Copy the material that follows word for word and omit its pictures.

══════

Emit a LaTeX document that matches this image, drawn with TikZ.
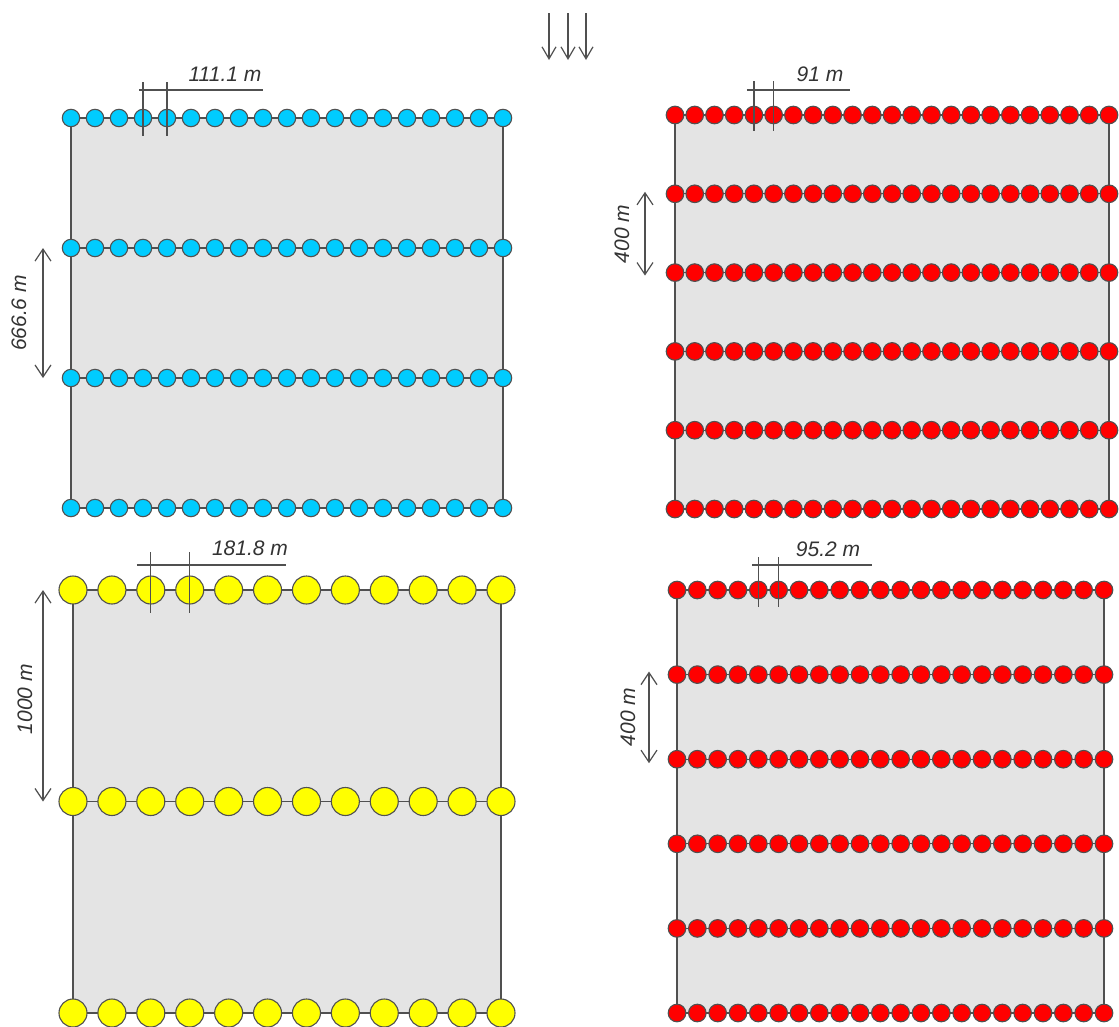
\documentclass[tikz,border=0pt]{standalone}
\usepackage{fontspec}
\setmainfont{Liberation Sans}
\usetikzlibrary{arrows.meta}
\definecolor{dotcyan}{RGB}{0,204,255}
\definecolor{dotred}{RGB}{255,0,0}
\definecolor{dotyellow}{RGB}{255,255,0}
\definecolor{panelgray}{RGB}{228,228,228}
\definecolor{linegray}{RGB}{80,80,80}
\definecolor{textgray}{RGB}{51,51,51}
\tikzset{
  panelfill/.style={fill=panelgray},
  edge/.style={draw=linegray, line width=1.3pt},
  dot/.style={circle, draw=linegray, line width=1.1pt, inner sep=0pt},
  dimline/.style={draw=linegray, line width=1.2pt},
  dimarrow/.style={draw=linegray, line width=1.2pt, {Straight Barb[length=12pt,width=16pt]}-{Straight Barb[length=12pt,width=16pt]}},
  downarrow/.style={draw=linegray, line width=1.2pt, -{Straight Barb[length=12pt,width=14pt]}},
  lbl/.style={text=textgray, font=\fontsize{21}{24}\selectfont\itshape, inner sep=0pt},
}
\newcommand\drawpanel[9]{%
  \fill[panelfill] (#2,#4) rectangle (#3,#5);
  \draw[edge] (#2,#4) -- (#2,#5) (#3,#4) -- (#3,#5);
  \pgfmathsetmacro\pdx{(#3-#2)/(#7-1)}
  \pgfmathsetmacro\pdy{(#5-#4)/(#6-1)}
  \foreach \i in {1,...,#6} {
    \pgfmathsetmacro\yy{#4+(\i-1)*\pdy}
    \draw[edge] (#2,\yy) -- (#3,\yy);
    \foreach \j in {1,...,#7} {
      \node[dot, minimum size=2*#8, fill=#9] (#1-\i-\j) at ({#2+(\j-1)*\pdx},\yy) {};
    }
  }
}
\begin{document}
\begin{tikzpicture}[x=1pt,y=-1pt]
\useasboundingbox (0,0) rectangle (1119,1026);
\fill[white] (0,0) rectangle (1119,1026);

% panels
\drawpanel{tl}{71}{503}{118}{508}{4}{19}{8.7}{dotcyan}
\drawpanel{tr}{675}{1109}{115}{509}{6}{23}{8.8}{dotred}
\drawpanel{bl}{73}{501}{590}{1013}{3}{12}{14}{dotyellow}
\drawpanel{br}{677}{1104}{590}{1013}{6}{22}{8.8}{dotred}

% top arrows
\foreach \k/\xx in {1/549,2/568,3/586} {
  \coordinate (a\k s) at (\xx,13);
  \coordinate (a\k e) at (\xx,60);
  \draw[downarrow] (a\k s) -- (a\k e);
}

% horizontal dimensions
\draw[dimline] ([yshift=36pt]tl-1-4.center) -- ([yshift=-18pt]tl-1-4.center);
\draw[dimline] ([yshift=36pt]tl-1-5.center) -- ([yshift=-18pt]tl-1-5.center);
\draw[dimline] ([shift={(-4pt,28pt)}]tl-1-4.center) -- ([shift={(96pt,28pt)}]tl-1-5.center);
\node[lbl] (ltl) at (225,74) {111.1 m};

\draw[dimline] ([yshift=34pt]tr-1-5.center) -- ([yshift=-16pt]tr-1-5.center);
\draw[dimline] ([yshift=34pt]tr-1-6.center) -- ([yshift=-16pt]tr-1-6.center);
\draw[dimline] ([shift={(-7pt,25pt)}]tr-1-5.center) -- ([shift={(76pt,25pt)}]tr-1-6.center);
\node[lbl] (ltr) at (820,74) {91 m};

\draw[dimline] ([yshift=38pt]bl-1-3.center) -- ([yshift=-23pt]bl-1-3.center);
\draw[dimline] ([yshift=38pt]bl-1-4.center) -- ([yshift=-23pt]bl-1-4.center);
\draw[dimline] ([shift={(-14pt,25pt)}]bl-1-3.center) -- ([shift={(96pt,25pt)}]bl-1-4.center);
\node[lbl] (lbl) at (250,548) {181.8 m};

\draw[dimline] ([yshift=33pt]br-1-5.center) -- ([yshift=-17pt]br-1-5.center);
\draw[dimline] ([yshift=33pt]br-1-6.center) -- ([yshift=-17pt]br-1-6.center);
\draw[dimline] ([shift={(-6pt,25pt)}]br-1-5.center) -- ([shift={(93pt,25pt)}]br-1-6.center);
\node[lbl] (lbr) at (828,549) {95.2 m};

% vertical dimensions
\coordinate (xtl) at (43,0);
\draw[dimarrow] (tl-2-1.center -| xtl) -- (tl-3-1.center -| xtl);
\node[lbl, rotate=90] (vtl) at (19,313) {666.6 m};

\coordinate (xtr) at (645,0);
\draw[dimarrow] ([yshift=2pt]tr-2-1.center -| xtr) -- ([yshift=-3pt]tr-3-1.center -| xtr);
\node[lbl, rotate=90] (vtr) at (622,234) {400 m};

\coordinate (xbl) at (43,0);
\draw[dimarrow] (bl-1-1.center -| xbl) -- (bl-2-1.center -| xbl);
\node[lbl, rotate=90] (vbl) at (25,699) {1000 m};

\coordinate (xbr) at (649,0);
\draw[dimarrow] ([yshift=3pt]br-2-1.center -| xbr) -- ([yshift=-4pt]br-3-1.center -| xbr);
\node[lbl, rotate=90] (vbr) at (628,717) {400 m};
\end{tikzpicture}
\end{document}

══════

FULL ANSWER:
Emit a LaTeX document that matches this image, drawn with TikZ.
\documentclass[tikz,border=0pt]{standalone}
\usepackage{fontspec}
\setmainfont{Liberation Sans}
\usetikzlibrary{arrows.meta}
\definecolor{dotcyan}{RGB}{0,204,255}
\definecolor{dotred}{RGB}{255,0,0}
\definecolor{dotyellow}{RGB}{255,255,0}
\definecolor{panelgray}{RGB}{228,228,228}
\definecolor{linegray}{RGB}{80,80,80}
\definecolor{textgray}{RGB}{51,51,51}
\tikzset{
  panelfill/.style={fill=panelgray},
  edge/.style={draw=linegray, line width=1.3pt},
  dot/.style={circle, draw=linegray, line width=1.1pt, inner sep=0pt},
  dimline/.style={draw=linegray, line width=1.2pt},
  dimarrow/.style={draw=linegray, line width=1.2pt, {Straight Barb[length=12pt,width=16pt]}-{Straight Barb[length=12pt,width=16pt]}},
  downarrow/.style={draw=linegray, line width=1.2pt, -{Straight Barb[length=12pt,width=14pt]}},
  lbl/.style={text=textgray, font=\fontsize{21}{24}\selectfont\itshape, inner sep=0pt},
}
\newcommand\drawpanel[9]{%
  \fill[panelfill] (#2,#4) rectangle (#3,#5);
  \draw[edge] (#2,#4) -- (#2,#5) (#3,#4) -- (#3,#5);
  \pgfmathsetmacro\pdx{(#3-#2)/(#7-1)}
  \pgfmathsetmacro\pdy{(#5-#4)/(#6-1)}
  \foreach \i in {1,...,#6} {
    \pgfmathsetmacro\yy{#4+(\i-1)*\pdy}
    \draw[edge] (#2,\yy) -- (#3,\yy);
    \foreach \j in {1,...,#7} {
      \node[dot, minimum size=2*#8, fill=#9] (#1-\i-\j) at ({#2+(\j-1)*\pdx},\yy) {};
    }
  }
}
\begin{document}
\begin{tikzpicture}[x=1pt,y=-1pt]
\useasboundingbox (0,0) rectangle (1119,1026);
\fill[white] (0,0) rectangle (1119,1026);

% panels
\drawpanel{tl}{71}{503}{118}{508}{4}{19}{8.7}{dotcyan}
\drawpanel{tr}{675}{1109}{115}{509}{6}{23}{8.8}{dotred}
\drawpanel{bl}{73}{501}{590}{1013}{3}{12}{14}{dotyellow}
\drawpanel{br}{677}{1104}{590}{1013}{6}{22}{8.8}{dotred}

% top arrows
\foreach \k/\xx in {1/549,2/568,3/586} {
  \coordinate (a\k s) at (\xx,13);
  \coordinate (a\k e) at (\xx,60);
  \draw[downarrow] (a\k s) -- (a\k e);
}

% horizontal dimensions
\draw[dimline] ([yshift=36pt]tl-1-4.center) -- ([yshift=-18pt]tl-1-4.center);
\draw[dimline] ([yshift=36pt]tl-1-5.center) -- ([yshift=-18pt]tl-1-5.center);
\draw[dimline] ([shift={(-4pt,28pt)}]tl-1-4.center) -- ([shift={(96pt,28pt)}]tl-1-5.center);
\node[lbl] (ltl) at (225,74) {111.1 m};

\draw[dimline] ([yshift=34pt]tr-1-5.center) -- ([yshift=-16pt]tr-1-5.center);
\draw[dimline] ([yshift=34pt]tr-1-6.center) -- ([yshift=-16pt]tr-1-6.center);
\draw[dimline] ([shift={(-7pt,25pt)}]tr-1-5.center) -- ([shift={(76pt,25pt)}]tr-1-6.center);
\node[lbl] (ltr) at (820,74) {91 m};

\draw[dimline] ([yshift=38pt]bl-1-3.center) -- ([yshift=-23pt]bl-1-3.center);
\draw[dimline] ([yshift=38pt]bl-1-4.center) -- ([yshift=-23pt]bl-1-4.center);
\draw[dimline] ([shift={(-14pt,25pt)}]bl-1-3.center) -- ([shift={(96pt,25pt)}]bl-1-4.center);
\node[lbl] (lbl) at (250,548) {181.8 m};

\draw[dimline] ([yshift=33pt]br-1-5.center) -- ([yshift=-17pt]br-1-5.center);
\draw[dimline] ([yshift=33pt]br-1-6.center) -- ([yshift=-17pt]br-1-6.center);
\draw[dimline] ([shift={(-6pt,25pt)}]br-1-5.center) -- ([shift={(93pt,25pt)}]br-1-6.center);
\node[lbl] (lbr) at (828,549) {95.2 m};

% vertical dimensions
\coordinate (xtl) at (43,0);
\draw[dimarrow] (tl-2-1.center -| xtl) -- (tl-3-1.center -| xtl);
\node[lbl, rotate=90] (vtl) at (19,313) {666.6 m};

\coordinate (xtr) at (645,0);
\draw[dimarrow] ([yshift=2pt]tr-2-1.center -| xtr) -- ([yshift=-3pt]tr-3-1.center -| xtr);
\node[lbl, rotate=90] (vtr) at (622,234) {400 m};

\coordinate (xbl) at (43,0);
\draw[dimarrow] (bl-1-1.center -| xbl) -- (bl-2-1.center -| xbl);
\node[lbl, rotate=90] (vbl) at (25,699) {1000 m};

\coordinate (xbr) at (649,0);
\draw[dimarrow] ([yshift=3pt]br-2-1.center -| xbr) -- ([yshift=-4pt]br-3-1.center -| xbr);
\node[lbl, rotate=90] (vbr) at (628,717) {400 m};
\end{tikzpicture}
\end{document}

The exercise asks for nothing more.